In the lines below, output everything from the first line through the line containing "Chart.register(...registerables);" exactly as it is. Pictures are not part of the output.

**** Collected material ****

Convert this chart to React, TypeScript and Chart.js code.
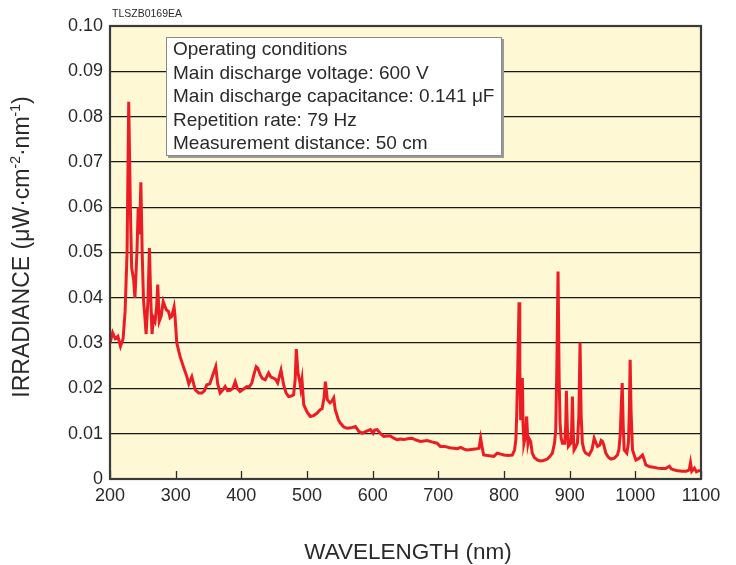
import React, { useEffect, useRef } from "react";
import { Chart, registerables } from "chart.js";

Chart.register(...registerables);

const wavelengths: number[] = [
  200, 204, 208, 212, 216, 220, 223, 226, 228.5, 231, 233, 236, 238, 241, 243, 245, 247, 249, 251, 253, 255, 258, 260, 262, 264, 266, 268.6, 271, 272.7, 275, 278, 281, 284, 286, 289, 291.5, 294, 297.6, 299,
  301.7, 306.8, 311.8, 317, 320, 324.6, 329.7, 335, 340, 344, 347.5, 352, 357.6, 361, 364, 367.8, 371, 375.4, 379, 383, 387, 390.7, 394, 398,
  403, 408.5, 412, 416, 419, 422.7, 425, 428.8, 432, 436.4, 441.5, 445, 449, 452, 455.3, 460.4, 464.4, 468, 472, 476, 479.6, 482, 483.7, 486.3, 489, 490.5, 492.4, 495,
  500, 505, 510, 515, 520, 523, 526, 528, 531, 535, 538, 540.7, 543, 548, 551, 556, 561, 567, 573.7, 579, 584, 590, 596.6,
  600.7, 603, 606.8, 612, 617, 622, 627, 632, 637.3, 642, 647.4, 653, 660, 666, 672.8, 678, 683, 690, 698,
  703, 710, 717, 723.6, 729, 734, 739, 744, 750, 756, 762, 764.4, 767, 769, 775, 780, 784.6, 789.7, 795,
  800, 806, 812.6, 816, 818, 819.3, 821, 822.9, 824, 825.4, 826.7, 828, 829, 830.4, 832, 834.5, 836.5, 838, 840.6, 843, 846, 850.7, 855, 860, 866, 870, 873.7, 877, 878.8, 880.5, 882.3, 884, 885.4, 887, 889, 892.5, 894, 895, 896.5, 898,
  901.7, 903, 904.2, 905.5, 906.7, 909, 911.8, 914, 915.8, 917.5, 919.4, 922, 924.5, 929.6, 934, 937.3, 940, 942.4, 946, 948, 950, 952, 955, 959, 962.7, 968, 972.8, 975, 977, 978.5, 980, 981.5, 983, 987, 989.5, 991, 992.1, 993.5, 995.7,
  1000.8, 1006, 1011, 1013, 1016, 1022, 1028, 1034, 1040, 1046, 1052, 1055, 1059.6, 1065, 1072, 1077.5, 1082, 1084, 1086, 1090, 1093, 1096, 1100,
];

const irradiance: number[] = [
  0.030, 0.0323, 0.031, 0.0315, 0.0293, 0.031, 0.037, 0.050, 0.0833, 0.060, 0.0466, 0.044, 0.040, 0.050, 0.060, 0.054, 0.0655, 0.050, 0.0396, 0.036, 0.032, 0.040, 0.051, 0.040, 0.032, 0.0356, 0.0348, 0.038, 0.0429, 0.0348, 0.036, 0.0392, 0.038, 0.0373, 0.037, 0.0356, 0.0359, 0.038, 0.036,
  0.030, 0.027, 0.0248, 0.0226, 0.021, 0.0226, 0.0197, 0.019, 0.019, 0.0195, 0.0208, 0.021, 0.0234, 0.0248, 0.021, 0.019, 0.0195, 0.0204, 0.0195, 0.0196, 0.020, 0.0215, 0.020, 0.0193,
  0.0198, 0.0204, 0.0203, 0.0212, 0.023, 0.0248, 0.0245, 0.023, 0.0222, 0.0219, 0.0234, 0.0225, 0.0223, 0.022, 0.0212, 0.024, 0.0208, 0.019, 0.0182, 0.0183, 0.0186, 0.022, 0.0287, 0.0234, 0.0215, 0.020, 0.0219, 0.0164,
  0.0148, 0.0138, 0.014, 0.0145, 0.0153, 0.0155, 0.018, 0.0215, 0.0175, 0.0168, 0.0172, 0.0179, 0.0153, 0.013, 0.0123, 0.0115, 0.0112, 0.0113, 0.0116, 0.0105, 0.0101, 0.0105, 0.0109,
  0.0101, 0.0108, 0.0109, 0.010, 0.0094, 0.0095, 0.0095, 0.009, 0.0087, 0.0088, 0.0087, 0.0089, 0.009, 0.0086, 0.0083, 0.0084, 0.0085, 0.0082, 0.0079,
  0.0072, 0.0072, 0.0069, 0.0068, 0.0067, 0.007, 0.0066, 0.0064, 0.0065, 0.0066, 0.0068, 0.009, 0.0068, 0.0053, 0.0052, 0.0051, 0.005, 0.0057, 0.0055,
  0.0053, 0.0052, 0.0053, 0.0064, 0.0085, 0.0138, 0.025, 0.039, 0.025, 0.013, 0.018, 0.0223, 0.012, 0.0079, 0.009, 0.0138, 0.0079, 0.009, 0.0083, 0.0057, 0.0048, 0.0042, 0.0040, 0.0041, 0.0044, 0.005, 0.0057, 0.008, 0.0109, 0.025, 0.0458, 0.022, 0.0123, 0.009, 0.0079, 0.0079, 0.012, 0.0195, 0.011, 0.0072,
  0.0079, 0.011, 0.0182, 0.010, 0.0064, 0.007, 0.0079, 0.014, 0.0301, 0.014, 0.0079, 0.0063, 0.0057, 0.0053, 0.0065, 0.009, 0.008, 0.0072, 0.0075, 0.0085, 0.0083, 0.0075, 0.0057, 0.0048, 0.0044, 0.0046, 0.0053, 0.0065, 0.0098, 0.016, 0.0212, 0.012, 0.0064, 0.0057, 0.008, 0.016, 0.0263, 0.015, 0.0064,
  0.0042, 0.0046, 0.0053, 0.0045, 0.0031, 0.0027, 0.0026, 0.0024, 0.0023, 0.0023, 0.0028, 0.0022, 0.002, 0.0018, 0.0017, 0.0017, 0.002, 0.0036, 0.0017, 0.0024, 0.0016, 0.0018, 0.0019,
];

const xTicks: number[] = [200, 300, 400, 500, 600, 700, 800, 900, 1000, 1100];

const xTitle = "WAVELENGTH (nm)";
const yTitleParts: { text: string; sup: boolean }[] = [
  { text: "IRRADIANCE (\u03BCW\u00B7cm", sup: false },
  { text: "-2", sup: true },
  { text: "\u00B7nm", sup: false },
  { text: "-1", sup: true },
  { text: ")", sup: false },
];
const noteLines: string[] = [
  "Operating conditions",
  "Main discharge voltage: 600 V",
  "Main discharge capacitance: 0.141 \u03BCF",
  "Repetition rate: 79 Hz",
  "Measurement distance: 50 cm",
];
const codeLabel = "TLSZB0169EA";

const FONT = "'Liberation Sans', Arial, Helvetica, sans-serif";
const TEXT = "#2a2a2a";

const decorPlugin = {
  id: "decor",
  beforeDraw(chart: any) {
    const { ctx, chartArea } = chart;
    ctx.save();
    ctx.fillStyle = "#FEF8D5";
    ctx.fillRect(chartArea.left, chartArea.top, chartArea.right - chartArea.left, chartArea.bottom - chartArea.top);
    ctx.restore();
  },
  afterDatasetsDraw(chart: any) {
    const { ctx, chartArea, scales } = chart;
    const { left, right, top, bottom } = chartArea;
    ctx.save();
    // x tick marks (inward)
    ctx.strokeStyle = "#2a2a2a";
    ctx.lineWidth = 1.3;
    xTicks.forEach((v) => {
      const px = Math.round(scales.x.getPixelForValue(v)) + 0.5;
      ctx.beginPath();
      ctx.moveTo(px, bottom);
      ctx.lineTo(px, bottom - 8);
      ctx.stroke();
    });
    // plot border
    ctx.strokeStyle = "#3a3a3a";
    ctx.lineWidth = 2.2;
    ctx.strokeRect(left, top, right - left, bottom - top);

    // annotation box
    const bx = 166, by = 37, bw = 336, bh = 119;
    ctx.fillStyle = "#9a9a9a";
    ctx.fillRect(bx + 2, by + 2, bw, bh);
    ctx.fillStyle = "#ffffff";
    ctx.fillRect(bx, by, bw, bh);
    ctx.strokeStyle = "#8a8a8a";
    ctx.lineWidth = 1;
    ctx.strokeRect(bx + 0.5, by + 0.5, bw - 1, bh - 1);
    ctx.fillStyle = TEXT;
    ctx.font = `19px ${FONT}`;
    ctx.textAlign = "left";
    ctx.textBaseline = "middle";
    noteLines.forEach((line, i) => {
      ctx.fillText(line, 173, 50 + i * 23.5);
    });

    // code label
    ctx.font = `10.5px ${FONT}`;
    ctx.fillText(codeLabel, 112, 14);

    // x title
    ctx.font = `22.5px ${FONT}`;
    ctx.textAlign = "center";
    ctx.fillText(xTitle, 408, 553);

    // y title with superscripts
    ctx.translate(23, 247);
    ctx.rotate(-Math.PI / 2);
    const mainFont = `23px ${FONT}`;
    const supFont = `14px ${FONT}`;
    let total = 0;
    yTitleParts.forEach((p) => {
      ctx.font = p.sup ? supFont : mainFont;
      total += ctx.measureText(p.text).width;
    });
    let cx = -total / 2;
    ctx.textAlign = "left";
    yTitleParts.forEach((p) => {
      ctx.font = p.sup ? supFont : mainFont;
      ctx.fillText(p.text, cx, p.sup ? -7 : 0);
      cx += ctx.measureText(p.text).width;
    });
    ctx.restore();
  },
};

export default function App() {
  const ref = useRef<HTMLCanvasElement | null>(null);
  useEffect(() => {
    if (!ref.current) return;
    const data = wavelengths.map((w, i) => ({ x: w, y: irradiance[i] }));
    const chart = new Chart(ref.current, {
      type: "line",
      data: {
        datasets: [
          {
            data,
            borderColor: "#EC1C24",
            borderWidth: 3,
            pointRadius: 0,
            tension: 0,
            fill: false,
          },
        ],
      },
      options: {
        animation: false,
        responsive: false,
        maintainAspectRatio: false,
        layout: { padding: { top: 26, right: 35, left: 0, bottom: 0 } },
        plugins: { legend: { display: false }, tooltip: { enabled: false } },
        scales: {
          x: {
            type: "linear",
            min: 200,
            max: 1100,
            afterBuildTicks: (scale: any) => {
              scale.ticks = xTicks.map((v) => ({ value: v }));
            },
            grid: { display: false, drawTicks: false },
            border: { display: false },
            ticks: {
              color: TEXT,
              font: { family: FONT, size: 18 },
              padding: 6,
              maxRotation: 0,
              autoSkip: false,
              callback: (v: any) => String(v),
            },
            afterFit: (scale: any) => {
              scale.height = 86;
            },
          },
          y: {
            type: "linear",
            min: 0,
            max: 0.1,
            ticks: {
              stepSize: 0.01,
              color: TEXT,
              font: { family: FONT, size: 18 },
              padding: 7,
              callback: (v: any) => (Number(v) === 0 ? "0" : Number(v).toFixed(2)),
            },
            grid: { color: "#1a1a1a", lineWidth: 1.3, drawTicks: false },
            border: { display: false },
            afterFit: (scale: any) => {
              scale.width = 110;
            },
          },
        },
      },
      plugins: [decorPlugin],
    });
    return () => chart.destroy();
  }, []);
  return (
    <div style={{ position: "absolute", left: 0, top: 0, width: 736, height: 565, background: "#fff" }}>
      <canvas ref={ref} width={736} height={565} style={{ width: 736, height: 565 }} />
    </div>
  );
}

****

Solution:
Convert this chart to React, TypeScript and Chart.js code.
import React, { useEffect, useRef } from "react";
import { Chart, registerables } from "chart.js";

Chart.register(...registerables);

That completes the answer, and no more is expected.